Trouble in paradise as advertisers keep distance from segregation

The Diary has a murky past, a moderately large part of which was spent lounging under palm trees in the Cook Islands – a tiny nation in the South Pacific and the venue of the forthcoming series of US reality show Survivor.

The place resembles paradise, and is an ideal location for the show. The Diary once won a fishing contest there, snaring a 25kg wahoo just outside Aitutaki lagoon, where the contestants will try and outwit, outplay and outlast each other.
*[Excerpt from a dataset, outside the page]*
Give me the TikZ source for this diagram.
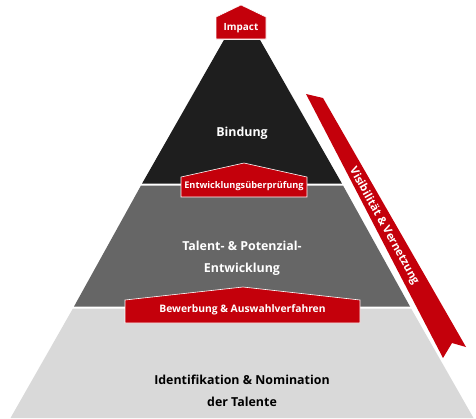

The pace of life is slow on the atoll, and harks back to a different time; deadlines are objects of curiosity, pigs wander by the roadside, there are no traffic lights, there’s one TV station with irregular hours and no billboards whatsoever. Perhaps a wave of nostalgia overcame the show’s producers, who have also harked back to a different time, and reintroduced racial segregation.

This series’ contestants have been thoughtfully split into black, white, Asian and Hispanic teams for the opening weeks of the show.

This exercise in Social Darwinsim, however, has given the US advertisers the willies. So far, General Motors, Coca-Cola, Procter & Gamble, Johnson & Johnson, Home Depot and Campbell’s Soup have all apparently bailed out of the show.

Whether they rejoin later will perhaps shed some light on one of marketing’s great unanswered questions. Is all publicity good publicity?